Viaggia che ti passa: ecco la "travel terapia"

Per chi è stato mollato dal partner, per chi del partner non ne può più, per chi "festeggia" il licenziamento, per chi vuole ritrovare se stesso: con la meta adatta è possibile curare ogni tipo di problema. Un libro spiega dove e come. Londra, Tallin, Marrakech, New York, Stoccolma, Parigi

Viaggia che ti passa: ecco la "travel terapia"

Ci sono luoghi che sono una cura, geografie che leniscono, passi che ci portano, spesso, a inciampare in noi stessi. Eric Rohmer (tra i molti altri) ce lo ha raccontato per tutto un film (del 1986) che si intitolava Il raggio verde (come il romanzo di Jules Verne) e che ha rischiato di far diventare verdi anche noi spettatori. Agguantati allo stomaco dall’ansia che, più del raggio, riusciva ad irradiare la nevrotica protagonista Delphine.

Trentenne, ossessiva, inospitabile (per tutta l’estate, prima di arrivare a Biarritz, se la rimbalzano di casa in casa amici e conoscenti infastiditi) e romantica al limite del patetico. Era anche l’unica nevrotica lenta nella storia del mondo, Delphine perciò la sensazione era che il film durasse davvero tutta un’estate. Ma comunque... di tappa in tappa, di meta in meta, la protagonista riannoda i suoi complessi, decideva di coccolare la sua sociopatia, di accettarsi (agli altri di accettare lei non riusciva neppure alla fine della pellicola) e, piuttosto inverosimilmente, le capitava perfino di incontrare un uomo.

È che i viaggi fanno succedere le cose anche quando non succedono. Perchè è un andare incontro al mondo. Viaggiare è già agire e scegliere e crescere. Secondo qualcuno, viaggiare è curarsi. Da un amore scaduto, da un lavoro frustrante, da una vita scentrata, da un marito noioso o da un amico che ha smesso di bastarci come tale. Come spiega un libro (indirizzato alle donne ma valido per tutti) appena uscito in libreria: Travel Therapy-Come scegliere il viaggio giusto al momento giusto di Federica Brunini (Morellini editore, 136 pagine, 9,90 euro). Posti e luoghi e nicchie e avvertimenti perchè il mondo diventi il nostro piatto. Perchè ci torni l’appetito perchè ricominciamo a sentirci sazi senza mortificarci in dissennate indigestioni. Le città vivaci, le isole indolenti, i mari tiepidi, le cime frizzanti.
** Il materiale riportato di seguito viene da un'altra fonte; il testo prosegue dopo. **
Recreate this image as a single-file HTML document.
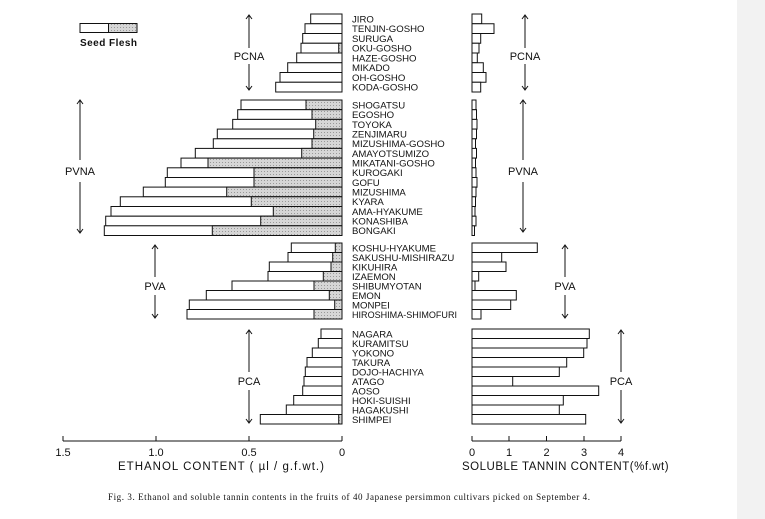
<!DOCTYPE html>
<html><head><meta charset="utf-8"><style>
html,body{margin:0;padding:0;background:#fff}
svg{display:block}
text{font-family:"Liberation Sans",sans-serif;fill:#111}
.l{font-size:9.6px}
.g{font-size:11px}
</style></head><body>
<svg width="765" height="519" viewBox="0 0 765 519" xmlns="http://www.w3.org/2000/svg">
<defs><pattern id="h" width="3" height="3" patternUnits="userSpaceOnUse"><rect width="3" height="3" fill="#d6d6d6"/><rect width="1" height="1" fill="#999"/></pattern></defs>
<rect x="737" y="0" width="28" height="519" fill="#f2f2f2"/>
<g stroke="#111" stroke-width="1" fill="#fff">
<rect x="80" y="23.5" width="57" height="9"/>
<rect x="108.5" y="23.5" width="28.5" height="9" fill="url(#h)"/>
<rect x="310.7" y="14" width="31.3" height="9.75"/>
<rect x="305" y="23.75" width="37" height="9.75"/>
<rect x="302.7" y="33.5" width="39.3" height="9.75"/>
<rect x="301" y="43.25" width="41" height="9.75"/><rect x="338.7" y="43.25" width="3.3" height="9.75" fill="url(#h)"/>
<rect x="296.7" y="53" width="45.3" height="9.75"/>
<rect x="287.7" y="62.75" width="54.3" height="9.75"/>
<rect x="280" y="72.5" width="62" height="9.75"/>
<rect x="275.7" y="82.25" width="66.3" height="9.75"/>
<rect x="241" y="100" width="101" height="9.7"/><rect x="306" y="100" width="36" height="9.7" fill="url(#h)"/>
<rect x="237.7" y="109.7" width="104.3" height="9.7"/><rect x="312" y="109.7" width="30" height="9.7" fill="url(#h)"/>
<rect x="232.7" y="119.4" width="109.3" height="9.7"/><rect x="315.7" y="119.4" width="26.3" height="9.7" fill="url(#h)"/>
<rect x="217.3" y="129.1" width="124.7" height="9.7"/><rect x="313.7" y="129.1" width="28.3" height="9.7" fill="url(#h)"/>
<rect x="213.3" y="138.8" width="128.7" height="9.7"/><rect x="312" y="138.8" width="30" height="9.7" fill="url(#h)"/>
<rect x="195.3" y="148.4" width="146.7" height="9.7"/><rect x="301.7" y="148.4" width="40.3" height="9.7" fill="url(#h)"/>
<rect x="181" y="158.1" width="161" height="9.7"/><rect x="208" y="158.1" width="134" height="9.7" fill="url(#h)"/>
<rect x="167.3" y="167.8" width="174.7" height="9.7"/><rect x="254" y="167.8" width="88" height="9.7" fill="url(#h)"/>
<rect x="165.3" y="177.5" width="176.7" height="9.7"/><rect x="254" y="177.5" width="88" height="9.7" fill="url(#h)"/>
<rect x="143.3" y="187.1" width="198.7" height="9.7"/><rect x="226.7" y="187.1" width="115.3" height="9.7" fill="url(#h)"/>
<rect x="120.3" y="196.8" width="221.7" height="9.7"/><rect x="251.3" y="196.8" width="90.7" height="9.7" fill="url(#h)"/>
<rect x="111" y="206.5" width="231" height="9.7"/><rect x="273.3" y="206.5" width="68.7" height="9.7" fill="url(#h)"/>
<rect x="105.7" y="216.2" width="236.3" height="9.7"/><rect x="260.7" y="216.2" width="81.3" height="9.7" fill="url(#h)"/>
<rect x="104.3" y="225.8" width="237.7" height="9.7"/><rect x="212.3" y="225.8" width="129.7" height="9.7" fill="url(#h)"/>
<rect x="291.3" y="243" width="50.7" height="9.5"/><rect x="335.3" y="243" width="6.7" height="9.5" fill="url(#h)"/>
<rect x="288" y="252.5" width="54" height="9.5"/><rect x="332.7" y="252.5" width="9.3" height="9.5" fill="url(#h)"/>
<rect x="269.3" y="262" width="72.7" height="9.5"/><rect x="331" y="262" width="11" height="9.5" fill="url(#h)"/>
<rect x="268" y="271.5" width="74" height="9.5"/><rect x="323.3" y="271.5" width="18.7" height="9.5" fill="url(#h)"/>
<rect x="232" y="281" width="110" height="9.5"/><rect x="314" y="281" width="28" height="9.5" fill="url(#h)"/>
<rect x="206.3" y="290.5" width="135.7" height="9.5"/><rect x="329.3" y="290.5" width="12.7" height="9.5" fill="url(#h)"/>
<rect x="189.3" y="300" width="152.7" height="9.5"/><rect x="334.7" y="300" width="7.3" height="9.5" fill="url(#h)"/>
<rect x="187" y="309.5" width="155" height="9.5"/><rect x="314" y="309.5" width="28" height="9.5" fill="url(#h)"/>
<rect x="321" y="329" width="21" height="9.5"/>
<rect x="318.3" y="338.5" width="23.7" height="9.5"/>
<rect x="312.3" y="348" width="29.7" height="9.5"/>
<rect x="307" y="357.5" width="35" height="9.5"/>
<rect x="305.3" y="367" width="36.7" height="9.5"/>
<rect x="304" y="376.5" width="38" height="9.5"/>
<rect x="302.7" y="386" width="39.3" height="9.5"/>
<rect x="293.7" y="395.5" width="48.3" height="9.5"/>
<rect x="286.3" y="405" width="55.7" height="9.5"/>
<rect x="260.3" y="414.5" width="81.7" height="9.5"/><rect x="338.7" y="414.5" width="3.3" height="9.5" fill="url(#h)"/>
<rect x="472" y="14" width="9.7" height="9.75"/>
<rect x="472" y="23.75" width="22" height="9.75"/>
<rect x="472" y="33.5" width="8.7" height="9.75"/>
<rect x="472" y="43.25" width="7" height="9.75"/>
<rect x="472" y="53" width="5.3" height="9.75"/>
<rect x="472" y="62.75" width="11.3" height="9.75"/>
<rect x="472" y="72.5" width="14" height="9.75"/>
<rect x="472" y="82.25" width="8.7" height="9.75"/>
<rect x="472" y="100" width="4" height="9.7"/>
<rect x="472" y="109.7" width="4.5" height="9.7"/>
<rect x="472" y="119.4" width="5" height="9.7"/>
<rect x="472" y="129.1" width="4.5" height="9.7"/>
<rect x="472" y="138.8" width="3.5" height="9.7"/>
<rect x="472" y="148.4" width="4.5" height="9.7"/>
<rect x="472" y="158.1" width="3.5" height="9.7"/>
<rect x="472" y="167.8" width="4" height="9.7"/>
<rect x="472" y="177.5" width="5" height="9.7"/>
<rect x="472" y="187.1" width="4" height="9.7"/>
<rect x="472" y="196.8" width="3.5" height="9.7"/>
<rect x="472" y="206.5" width="3" height="9.7"/>
<rect x="472" y="216.2" width="4" height="9.7"/>
<rect x="472" y="225.8" width="2.5" height="9.7"/>
<rect x="472" y="243" width="65.3" height="9.5"/>
<rect x="472" y="252.5" width="29.7" height="9.5"/>
<rect x="472" y="262" width="34" height="9.5"/>
<rect x="472" y="271.5" width="6.7" height="9.5"/>
<rect x="472" y="281" width="3" height="9.5"/>
<rect x="472" y="290.5" width="44.3" height="9.5"/>
<rect x="472" y="300" width="38.7" height="9.5"/>
<rect x="472" y="309.5" width="9" height="9.5"/>
<rect x="472" y="329" width="117.3" height="9.5"/>
<rect x="472" y="338.5" width="115" height="9.5"/>
<rect x="472" y="348" width="111.7" height="9.5"/>
<rect x="472" y="357.5" width="94.7" height="9.5"/>
<rect x="472" y="367" width="87.3" height="9.5"/>
<rect x="472" y="376.5" width="40.7" height="9.5"/>
<rect x="472" y="386" width="126.7" height="9.5"/>
<rect x="472" y="395.5" width="91.3" height="9.5"/>
<rect x="472" y="405" width="87.3" height="9.5"/>
<rect x="472" y="414.5" width="113.7" height="9.5"/>
</g>
<g stroke="#111" stroke-width="1" fill="none">
<path d="M63 441H342M63 436V441M156 436V441M249 436V441M342 436V441"/>
<path d="M472 441H621M472 436V441M509 436V441M546.5 436V441M584 436V441M621 436V441"/>
<path d="M249 15V48M249 64V90M246 19L249 15L252 19M246 86L249 90L252 86"/>
<path d="M80 100V160M80 182V233M77 104L80 100L83 104M77 229L80 233L83 229"/>
<path d="M155 245V277M155 295V318M152 249L155 245L158 249M152 314L155 318L158 314"/>
<path d="M249 330V372M249 390V423M246 334L249 330L252 334M246 419L249 423L252 419"/>
<path d="M525 15V48M525 64V90M522 19L525 15L528 19M522 86L525 90L528 86"/>
<path d="M523 100V160M523 182V232M520 104L523 100L526 104M520 228L523 232L526 228"/>
<path d="M565 245V277M565 295V318M562 249L565 245L568 249M562 314L565 318L568 314"/>
<path d="M621 330V372M621 390V423M618 334L621 330L624 334M618 419L621 423L624 419"/>
</g>
<text x="80" y="46" textLength="57" style="font-size:10px;font-weight:bold">Seed Flesh</text>
<g class="g">
<text x="249" y="60" text-anchor="middle">PCNA</text>
<text x="80" y="175" text-anchor="middle">PVNA</text>
<text x="155" y="290" text-anchor="middle">PVA</text>
<text x="249" y="385" text-anchor="middle">PCA</text>
<text x="525" y="60" text-anchor="middle">PCNA</text>
<text x="523" y="175" text-anchor="middle">PVNA</text>
<text x="565" y="290" text-anchor="middle">PVA</text>
<text x="621" y="385" text-anchor="middle">PCA</text>
</g>
<g class="l">
<text x="352" y="22.5">JIRO</text>
<text x="352" y="32.2">TENJIN-GOSHO</text>
<text x="352" y="42">SURUGA</text>
<text x="352" y="51.7">OKU-GOSHO</text>
<text x="352" y="61.5">HAZE-GOSHO</text>
<text x="352" y="71.2">MIKADO</text>
<text x="352" y="81">OH-GOSHO</text>
<text x="352" y="90.7">KODA-GOSHO</text>
<text x="352" y="108.4">SHOGATSU</text>
<text x="352" y="118.1">EGOSHO</text>
<text x="352" y="127.8">TOYOKA</text>
<text x="352" y="137.5">ZENJIMARU</text>
<text x="352" y="147.2">MIZUSHIMA-GOSHO</text>
<text x="352" y="156.8">AMAYOTSUMIZO</text>
<text x="352" y="166.5">MIKATANI-GOSHO</text>
<text x="352" y="176.2">KUROGAKI</text>
<text x="352" y="185.9">GOFU</text>
<text x="352" y="195.5">MIZUSHIMA</text>
<text x="352" y="205.2">KYARA</text>
<text x="352" y="214.9">AMA-HYAKUME</text>
<text x="352" y="224.6">KONASHIBA</text>
<text x="352" y="234.2">BONGAKI</text>
<text x="352" y="251.5">KOSHU-HYAKUME</text>
<text x="352" y="261">SAKUSHU-MISHIRAZU</text>
<text x="352" y="270.5">KIKUHIRA</text>
<text x="352" y="280">IZAEMON</text>
<text x="352" y="289.5">SHIBUMYOTAN</text>
<text x="352" y="299">EMON</text>
<text x="352" y="308.5">MONPEI</text>
<text x="352" y="318" textLength="105" lengthAdjust="spacingAndGlyphs">HIROSHIMA-SHIMOFURI</text>
<text x="352" y="337.5">NAGARA</text>
<text x="352" y="347">KURAMITSU</text>
<text x="352" y="356.5">YOKONO</text>
<text x="352" y="366">TAKURA</text>
<text x="352" y="375.5">DOJO-HACHIYA</text>
<text x="352" y="385">ATAGO</text>
<text x="352" y="394.5">AOSO</text>
<text x="352" y="404">HOKI-SUISHI</text>
<text x="352" y="413.5">HAGAKUSHI</text>
<text x="352" y="423">SHIMPEI</text>
</g>
<g style="font-size:11px" text-anchor="middle">
<text x="63" y="456">1.5</text><text x="156" y="456">1.0</text><text x="249" y="456">0.5</text><text x="342" y="456">0</text>
<text x="472" y="456">0</text><text x="509" y="456">1</text><text x="546.5" y="456">2</text><text x="584" y="456">3</text><text x="621" y="456">4</text>
</g>
<text x="118" y="470" style="font-size:11.5px;letter-spacing:1px">ETHANOL  CONTENT ( µl / g.f.wt.)</text>
<text x="462" y="470" style="font-size:11.5px;letter-spacing:0.5px">SOLUBLE  TANNIN CONTENT(%f.wt)</text>
<text x="108" y="500" textLength="482" lengthAdjust="spacing" style="font-family:'Liberation Serif',serif;font-size:9px">Fig. 3.    Ethanol and soluble tannin contents in the fruits of 40 Japanese persimmon cultivars picked on September 4.</text>
</svg>
</body></html>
A seconda che la vita ci abbia prese a schiaffi o più banalmente in giro. A seconda che ci sentiamo sfinite o inutilizzate da troppo tempo. A seconda che salpiamo con un custode o con la compagnia della solitudine.

Tre mete contro ogni malessere: dalla più vicina alla più lontana. Un consiglio per viverle al meglio, uno per non viverle al peggio e qualche chicca sotto al titolo “Il consiglio in più”: dalla libreria introvabile, al bar spirituale, dal negozio vintage, all’imperdibile take away. Tutto in un libretto agile e compatto, come dovrebbero essere tutti quelli che si mettono in viaggio: con più futuro che bagaglio. C’è anche un test, che sta alla fine ma dovrebbe essere all’inizio. Perchè è la condizione. Perché serve a capire se davvero siamo pronte e (ri)partire.
E in mezzo l’autrice, Federica Brunini, che ha già fatto tutto per noi.

Prima di noi: «Ho trovato me stessa in una stanza d’albergo a Chicago, ho attraversato i miei silenzi nelle moschee di Istanbul e nel deserto cileno dell’Atacama, mi sono lanciata al mio inseguimento per le street di Londra, di New York, di Adelaide. Mi sono innamorata in Estonia, in Polonia, in Marocco. E ho rimesso in discussione tutto a Mumbai, a Dubai, in Sardegna...».
Ecco. Ancora prima di partire, non siamo già più sole.